BEGIN INFORMATION SHOWN

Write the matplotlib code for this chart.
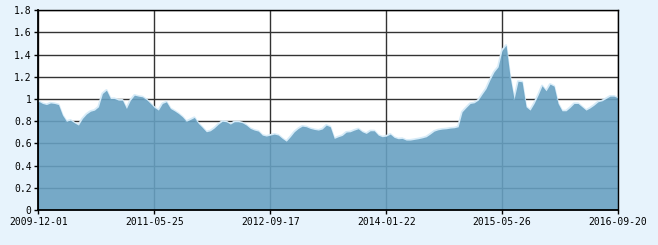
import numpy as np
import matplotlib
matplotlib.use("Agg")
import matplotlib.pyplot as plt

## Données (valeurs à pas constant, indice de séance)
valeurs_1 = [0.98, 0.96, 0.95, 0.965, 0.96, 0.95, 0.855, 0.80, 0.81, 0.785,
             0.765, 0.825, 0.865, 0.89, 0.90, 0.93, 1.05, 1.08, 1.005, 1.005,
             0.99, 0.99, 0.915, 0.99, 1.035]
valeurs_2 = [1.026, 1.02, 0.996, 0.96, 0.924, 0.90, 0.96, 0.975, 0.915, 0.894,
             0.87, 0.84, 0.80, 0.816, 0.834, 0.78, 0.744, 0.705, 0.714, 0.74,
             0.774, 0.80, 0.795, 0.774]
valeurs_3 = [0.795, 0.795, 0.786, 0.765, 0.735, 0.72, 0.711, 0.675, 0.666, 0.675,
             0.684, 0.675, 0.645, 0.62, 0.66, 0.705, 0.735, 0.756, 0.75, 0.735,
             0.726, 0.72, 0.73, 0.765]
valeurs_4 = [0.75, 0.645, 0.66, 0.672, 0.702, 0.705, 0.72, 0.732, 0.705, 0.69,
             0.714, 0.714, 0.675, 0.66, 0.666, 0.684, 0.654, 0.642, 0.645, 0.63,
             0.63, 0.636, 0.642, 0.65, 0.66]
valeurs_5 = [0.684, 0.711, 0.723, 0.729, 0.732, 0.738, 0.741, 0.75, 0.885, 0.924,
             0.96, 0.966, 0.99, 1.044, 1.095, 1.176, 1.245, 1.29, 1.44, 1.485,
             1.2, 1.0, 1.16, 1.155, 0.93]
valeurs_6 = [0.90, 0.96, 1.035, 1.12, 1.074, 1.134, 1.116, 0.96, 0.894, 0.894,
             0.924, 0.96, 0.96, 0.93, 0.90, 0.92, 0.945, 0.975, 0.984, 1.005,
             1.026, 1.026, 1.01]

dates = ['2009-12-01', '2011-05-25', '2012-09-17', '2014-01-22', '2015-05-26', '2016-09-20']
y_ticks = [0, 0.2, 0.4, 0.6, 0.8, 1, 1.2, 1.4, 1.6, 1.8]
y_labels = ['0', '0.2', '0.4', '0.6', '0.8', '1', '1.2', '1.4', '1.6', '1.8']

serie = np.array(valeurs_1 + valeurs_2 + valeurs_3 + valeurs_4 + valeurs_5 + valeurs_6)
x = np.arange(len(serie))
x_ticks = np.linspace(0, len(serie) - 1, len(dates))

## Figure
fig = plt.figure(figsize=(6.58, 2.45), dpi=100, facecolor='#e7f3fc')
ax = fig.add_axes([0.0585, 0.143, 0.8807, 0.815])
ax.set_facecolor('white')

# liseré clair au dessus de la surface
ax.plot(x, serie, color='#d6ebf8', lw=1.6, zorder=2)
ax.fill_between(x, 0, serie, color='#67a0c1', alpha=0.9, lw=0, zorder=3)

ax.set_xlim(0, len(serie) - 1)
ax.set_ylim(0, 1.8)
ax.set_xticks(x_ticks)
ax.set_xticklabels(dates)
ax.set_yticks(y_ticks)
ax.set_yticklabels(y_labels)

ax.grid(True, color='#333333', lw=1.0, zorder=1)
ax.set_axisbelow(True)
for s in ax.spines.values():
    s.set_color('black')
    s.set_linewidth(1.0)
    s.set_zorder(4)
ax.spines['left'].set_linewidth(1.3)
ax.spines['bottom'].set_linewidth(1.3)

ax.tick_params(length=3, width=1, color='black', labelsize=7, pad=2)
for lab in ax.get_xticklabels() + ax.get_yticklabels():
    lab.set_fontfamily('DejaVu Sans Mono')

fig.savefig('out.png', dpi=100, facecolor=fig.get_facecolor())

END INFORMATION SHOWN

• _DIRECTION_
Restate the data word for word from its first line through the line with "import matplotlib.pyplot as plt", leaving out any picture along the way.

• _EXPECTED ANSWER_
Write the matplotlib code for this chart.
import numpy as np
import matplotlib
matplotlib.use("Agg")
import matplotlib.pyplot as plt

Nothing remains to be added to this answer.